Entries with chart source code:

--- Start ---

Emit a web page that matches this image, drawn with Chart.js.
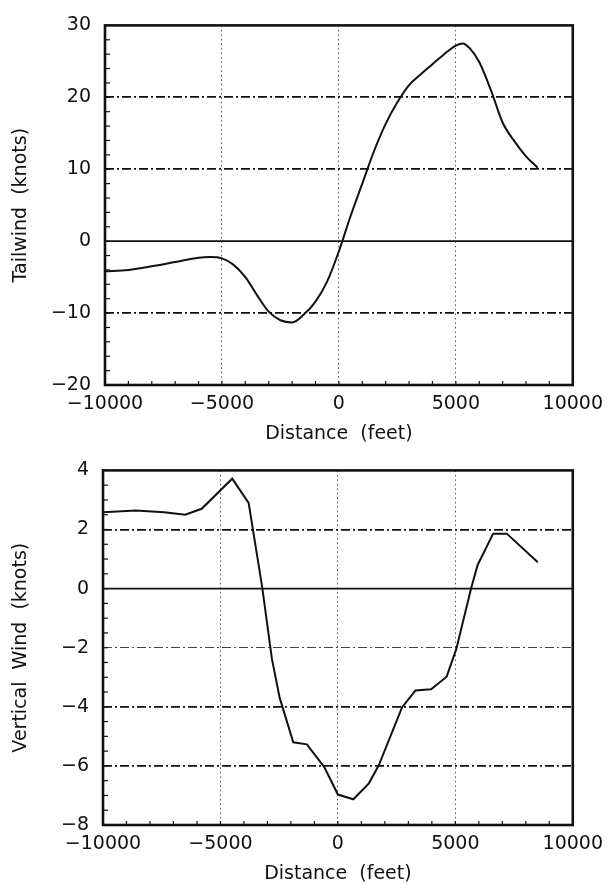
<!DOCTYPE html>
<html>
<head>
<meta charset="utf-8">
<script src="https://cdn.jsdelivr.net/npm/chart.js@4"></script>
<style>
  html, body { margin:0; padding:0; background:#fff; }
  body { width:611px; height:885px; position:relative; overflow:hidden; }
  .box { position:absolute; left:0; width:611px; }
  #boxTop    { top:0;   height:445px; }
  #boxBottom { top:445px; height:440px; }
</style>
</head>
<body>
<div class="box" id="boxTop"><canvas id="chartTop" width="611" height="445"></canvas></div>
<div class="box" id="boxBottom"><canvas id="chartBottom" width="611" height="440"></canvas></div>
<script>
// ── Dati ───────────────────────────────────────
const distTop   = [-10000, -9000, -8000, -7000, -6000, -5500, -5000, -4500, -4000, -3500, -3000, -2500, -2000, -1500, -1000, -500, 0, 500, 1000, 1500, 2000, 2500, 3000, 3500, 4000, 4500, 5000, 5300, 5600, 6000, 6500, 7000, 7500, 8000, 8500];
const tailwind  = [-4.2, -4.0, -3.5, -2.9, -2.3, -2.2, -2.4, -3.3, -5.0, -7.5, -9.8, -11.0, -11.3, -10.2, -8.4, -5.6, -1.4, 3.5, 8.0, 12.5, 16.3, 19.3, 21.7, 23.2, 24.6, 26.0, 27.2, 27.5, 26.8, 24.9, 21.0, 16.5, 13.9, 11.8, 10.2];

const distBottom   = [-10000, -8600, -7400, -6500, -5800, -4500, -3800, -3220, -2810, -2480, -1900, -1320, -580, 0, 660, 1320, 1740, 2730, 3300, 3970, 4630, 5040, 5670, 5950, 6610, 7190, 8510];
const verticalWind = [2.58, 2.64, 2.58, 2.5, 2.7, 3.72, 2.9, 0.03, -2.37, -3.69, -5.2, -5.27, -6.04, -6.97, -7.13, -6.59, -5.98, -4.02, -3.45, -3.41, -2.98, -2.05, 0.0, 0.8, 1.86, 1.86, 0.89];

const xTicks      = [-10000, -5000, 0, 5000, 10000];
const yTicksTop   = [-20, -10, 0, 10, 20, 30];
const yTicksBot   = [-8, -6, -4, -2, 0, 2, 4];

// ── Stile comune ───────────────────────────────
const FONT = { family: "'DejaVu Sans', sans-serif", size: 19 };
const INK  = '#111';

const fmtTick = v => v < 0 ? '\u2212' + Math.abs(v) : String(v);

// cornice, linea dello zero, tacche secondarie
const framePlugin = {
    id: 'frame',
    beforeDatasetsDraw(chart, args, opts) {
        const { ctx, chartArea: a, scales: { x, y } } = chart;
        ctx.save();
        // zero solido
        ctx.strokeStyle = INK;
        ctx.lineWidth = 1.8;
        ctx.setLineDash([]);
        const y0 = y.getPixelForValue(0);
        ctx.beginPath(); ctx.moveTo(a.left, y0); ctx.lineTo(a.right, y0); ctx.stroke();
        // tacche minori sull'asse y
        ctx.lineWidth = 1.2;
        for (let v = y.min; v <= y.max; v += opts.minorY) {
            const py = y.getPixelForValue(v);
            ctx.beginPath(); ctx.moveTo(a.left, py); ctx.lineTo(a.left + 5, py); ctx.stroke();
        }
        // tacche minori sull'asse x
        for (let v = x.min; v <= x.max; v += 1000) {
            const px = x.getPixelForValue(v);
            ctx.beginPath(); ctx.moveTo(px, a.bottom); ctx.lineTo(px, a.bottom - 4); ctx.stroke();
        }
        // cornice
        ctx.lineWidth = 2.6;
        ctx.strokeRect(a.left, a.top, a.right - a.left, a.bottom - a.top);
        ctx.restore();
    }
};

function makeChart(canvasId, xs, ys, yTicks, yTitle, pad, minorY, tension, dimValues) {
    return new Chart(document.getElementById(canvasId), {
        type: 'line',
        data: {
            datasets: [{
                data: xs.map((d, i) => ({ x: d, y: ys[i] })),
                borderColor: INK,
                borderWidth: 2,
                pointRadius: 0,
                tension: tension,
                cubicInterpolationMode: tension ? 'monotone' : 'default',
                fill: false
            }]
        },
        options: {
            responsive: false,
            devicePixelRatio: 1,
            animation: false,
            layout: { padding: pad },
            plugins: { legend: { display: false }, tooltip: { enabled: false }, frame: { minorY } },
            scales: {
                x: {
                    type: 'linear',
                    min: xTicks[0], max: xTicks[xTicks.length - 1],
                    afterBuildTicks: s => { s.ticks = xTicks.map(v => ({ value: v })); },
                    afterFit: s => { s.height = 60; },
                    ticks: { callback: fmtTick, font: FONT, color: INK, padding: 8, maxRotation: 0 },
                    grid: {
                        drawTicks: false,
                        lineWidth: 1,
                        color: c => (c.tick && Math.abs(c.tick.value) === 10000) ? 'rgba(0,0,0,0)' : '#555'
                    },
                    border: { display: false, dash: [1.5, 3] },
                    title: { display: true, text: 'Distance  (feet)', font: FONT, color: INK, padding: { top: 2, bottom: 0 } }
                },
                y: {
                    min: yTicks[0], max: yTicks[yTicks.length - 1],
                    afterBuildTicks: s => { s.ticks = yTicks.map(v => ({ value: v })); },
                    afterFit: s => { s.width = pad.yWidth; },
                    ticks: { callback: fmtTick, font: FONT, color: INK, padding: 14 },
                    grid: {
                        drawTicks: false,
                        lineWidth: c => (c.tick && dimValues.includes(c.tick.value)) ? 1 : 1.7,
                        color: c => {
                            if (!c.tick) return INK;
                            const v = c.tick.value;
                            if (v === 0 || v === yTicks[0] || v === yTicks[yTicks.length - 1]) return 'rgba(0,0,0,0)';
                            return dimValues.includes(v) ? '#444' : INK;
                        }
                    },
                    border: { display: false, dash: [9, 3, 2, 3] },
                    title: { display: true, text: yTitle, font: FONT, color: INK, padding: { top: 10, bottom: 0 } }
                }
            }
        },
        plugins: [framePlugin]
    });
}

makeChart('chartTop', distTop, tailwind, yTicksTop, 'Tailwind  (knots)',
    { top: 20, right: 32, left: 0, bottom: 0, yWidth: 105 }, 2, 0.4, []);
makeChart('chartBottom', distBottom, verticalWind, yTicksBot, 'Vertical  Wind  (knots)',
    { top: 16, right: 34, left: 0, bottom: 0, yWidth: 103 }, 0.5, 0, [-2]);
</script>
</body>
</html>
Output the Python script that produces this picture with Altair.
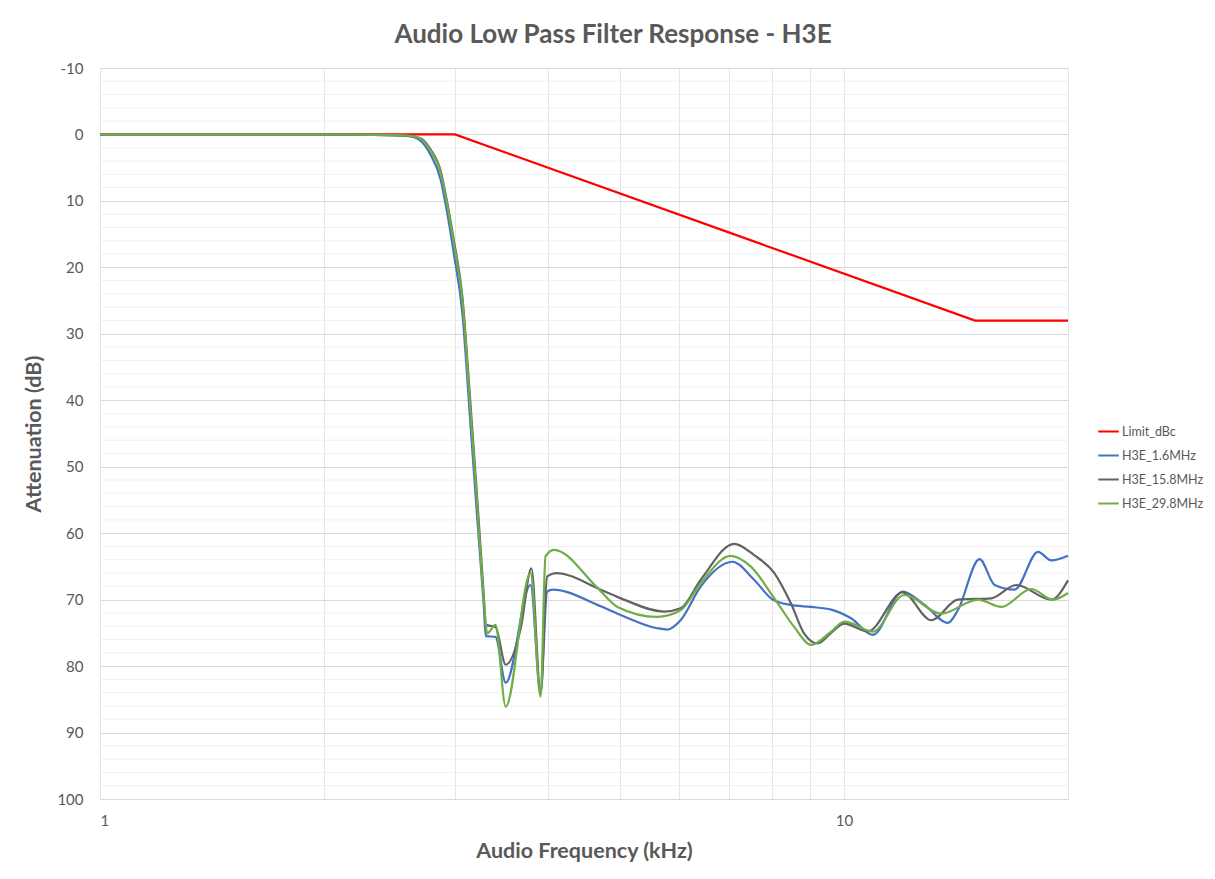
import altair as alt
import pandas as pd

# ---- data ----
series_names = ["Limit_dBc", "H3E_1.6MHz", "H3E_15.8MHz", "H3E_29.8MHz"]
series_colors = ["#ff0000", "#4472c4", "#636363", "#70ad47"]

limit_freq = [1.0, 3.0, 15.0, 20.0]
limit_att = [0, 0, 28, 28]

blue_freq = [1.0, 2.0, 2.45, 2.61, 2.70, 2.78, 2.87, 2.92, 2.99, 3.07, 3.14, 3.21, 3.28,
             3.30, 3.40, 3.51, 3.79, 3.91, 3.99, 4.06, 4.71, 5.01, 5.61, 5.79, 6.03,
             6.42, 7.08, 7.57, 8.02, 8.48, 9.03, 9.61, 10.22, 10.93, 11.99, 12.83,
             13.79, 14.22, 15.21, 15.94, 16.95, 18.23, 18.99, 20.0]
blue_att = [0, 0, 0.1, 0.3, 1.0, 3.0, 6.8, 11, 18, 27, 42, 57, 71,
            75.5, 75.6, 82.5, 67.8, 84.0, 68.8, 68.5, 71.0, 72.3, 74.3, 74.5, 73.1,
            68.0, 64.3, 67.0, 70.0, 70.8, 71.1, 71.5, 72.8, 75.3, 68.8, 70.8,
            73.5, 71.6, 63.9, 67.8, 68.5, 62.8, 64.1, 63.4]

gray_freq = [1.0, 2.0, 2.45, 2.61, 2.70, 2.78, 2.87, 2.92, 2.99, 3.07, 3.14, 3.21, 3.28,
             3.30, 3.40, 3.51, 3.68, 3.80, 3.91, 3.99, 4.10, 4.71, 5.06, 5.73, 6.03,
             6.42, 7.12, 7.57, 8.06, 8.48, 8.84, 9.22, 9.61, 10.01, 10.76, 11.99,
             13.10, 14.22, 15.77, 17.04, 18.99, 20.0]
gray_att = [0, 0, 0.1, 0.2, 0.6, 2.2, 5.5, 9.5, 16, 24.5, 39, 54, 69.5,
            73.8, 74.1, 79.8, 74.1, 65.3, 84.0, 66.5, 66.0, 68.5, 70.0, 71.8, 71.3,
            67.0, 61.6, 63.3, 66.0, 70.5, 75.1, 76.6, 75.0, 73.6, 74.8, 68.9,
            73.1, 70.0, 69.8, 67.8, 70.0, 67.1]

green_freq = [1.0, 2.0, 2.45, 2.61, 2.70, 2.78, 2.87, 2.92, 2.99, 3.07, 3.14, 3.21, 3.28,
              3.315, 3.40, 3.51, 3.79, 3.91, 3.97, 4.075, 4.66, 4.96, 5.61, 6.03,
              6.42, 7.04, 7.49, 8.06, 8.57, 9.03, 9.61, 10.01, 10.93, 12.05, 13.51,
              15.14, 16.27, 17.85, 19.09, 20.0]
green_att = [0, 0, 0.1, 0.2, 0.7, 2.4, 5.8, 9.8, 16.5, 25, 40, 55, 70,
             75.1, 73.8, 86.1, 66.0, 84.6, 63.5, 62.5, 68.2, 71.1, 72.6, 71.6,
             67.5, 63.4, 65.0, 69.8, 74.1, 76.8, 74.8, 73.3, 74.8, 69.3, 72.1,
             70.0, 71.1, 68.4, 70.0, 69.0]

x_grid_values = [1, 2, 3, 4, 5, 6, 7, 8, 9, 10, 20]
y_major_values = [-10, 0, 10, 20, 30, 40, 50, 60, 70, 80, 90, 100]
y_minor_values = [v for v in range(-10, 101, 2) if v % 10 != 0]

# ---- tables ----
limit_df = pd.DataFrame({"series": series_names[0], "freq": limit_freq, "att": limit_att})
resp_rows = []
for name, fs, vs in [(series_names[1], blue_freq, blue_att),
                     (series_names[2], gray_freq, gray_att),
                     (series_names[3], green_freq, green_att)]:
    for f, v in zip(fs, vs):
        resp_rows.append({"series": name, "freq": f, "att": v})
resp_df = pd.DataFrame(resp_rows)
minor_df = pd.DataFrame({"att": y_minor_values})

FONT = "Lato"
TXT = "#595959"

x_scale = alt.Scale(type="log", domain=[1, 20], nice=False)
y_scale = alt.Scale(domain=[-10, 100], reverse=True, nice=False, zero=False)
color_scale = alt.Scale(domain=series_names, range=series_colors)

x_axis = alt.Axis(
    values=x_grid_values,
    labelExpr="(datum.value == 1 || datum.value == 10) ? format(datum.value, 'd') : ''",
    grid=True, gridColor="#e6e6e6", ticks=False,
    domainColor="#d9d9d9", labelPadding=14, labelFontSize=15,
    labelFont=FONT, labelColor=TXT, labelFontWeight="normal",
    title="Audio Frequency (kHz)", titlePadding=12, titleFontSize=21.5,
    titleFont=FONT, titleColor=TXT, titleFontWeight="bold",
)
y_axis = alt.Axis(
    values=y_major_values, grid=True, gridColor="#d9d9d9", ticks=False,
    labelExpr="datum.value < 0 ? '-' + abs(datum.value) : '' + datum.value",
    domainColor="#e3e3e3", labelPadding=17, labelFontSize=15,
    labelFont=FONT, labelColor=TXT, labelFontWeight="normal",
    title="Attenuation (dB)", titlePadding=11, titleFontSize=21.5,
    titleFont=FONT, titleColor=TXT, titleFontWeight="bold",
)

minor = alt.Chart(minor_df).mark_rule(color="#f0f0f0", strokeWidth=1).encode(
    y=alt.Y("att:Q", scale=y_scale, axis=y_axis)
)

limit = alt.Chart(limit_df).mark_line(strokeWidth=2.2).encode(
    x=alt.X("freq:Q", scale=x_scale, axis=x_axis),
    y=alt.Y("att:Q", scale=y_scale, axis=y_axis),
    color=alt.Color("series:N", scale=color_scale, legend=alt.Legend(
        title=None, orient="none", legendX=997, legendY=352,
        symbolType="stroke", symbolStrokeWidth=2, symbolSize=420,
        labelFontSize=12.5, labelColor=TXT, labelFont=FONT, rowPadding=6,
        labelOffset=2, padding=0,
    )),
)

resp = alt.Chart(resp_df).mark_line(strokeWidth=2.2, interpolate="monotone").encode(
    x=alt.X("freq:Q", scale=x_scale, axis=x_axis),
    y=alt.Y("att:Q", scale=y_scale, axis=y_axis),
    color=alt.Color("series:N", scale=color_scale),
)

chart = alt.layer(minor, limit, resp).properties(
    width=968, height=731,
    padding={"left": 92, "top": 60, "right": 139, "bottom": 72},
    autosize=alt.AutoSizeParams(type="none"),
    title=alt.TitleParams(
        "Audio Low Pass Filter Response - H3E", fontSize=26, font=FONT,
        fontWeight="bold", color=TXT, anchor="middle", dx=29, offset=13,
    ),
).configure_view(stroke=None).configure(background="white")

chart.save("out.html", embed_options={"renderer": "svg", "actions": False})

--- End ---

### Work to complete:
Beginning with the line above that contains "Output the Python" and finishing with the line that contains "limit_att = [0, 0, 28, 28]", print those lines exactly and only. Skip all pictures.

### Task answer:
Output the Python script that produces this picture with Altair.
import altair as alt
import pandas as pd

# ---- data ----
series_names = ["Limit_dBc", "H3E_1.6MHz", "H3E_15.8MHz", "H3E_29.8MHz"]
series_colors = ["#ff0000", "#4472c4", "#636363", "#70ad47"]

limit_freq = [1.0, 3.0, 15.0, 20.0]
limit_att = [0, 0, 28, 28]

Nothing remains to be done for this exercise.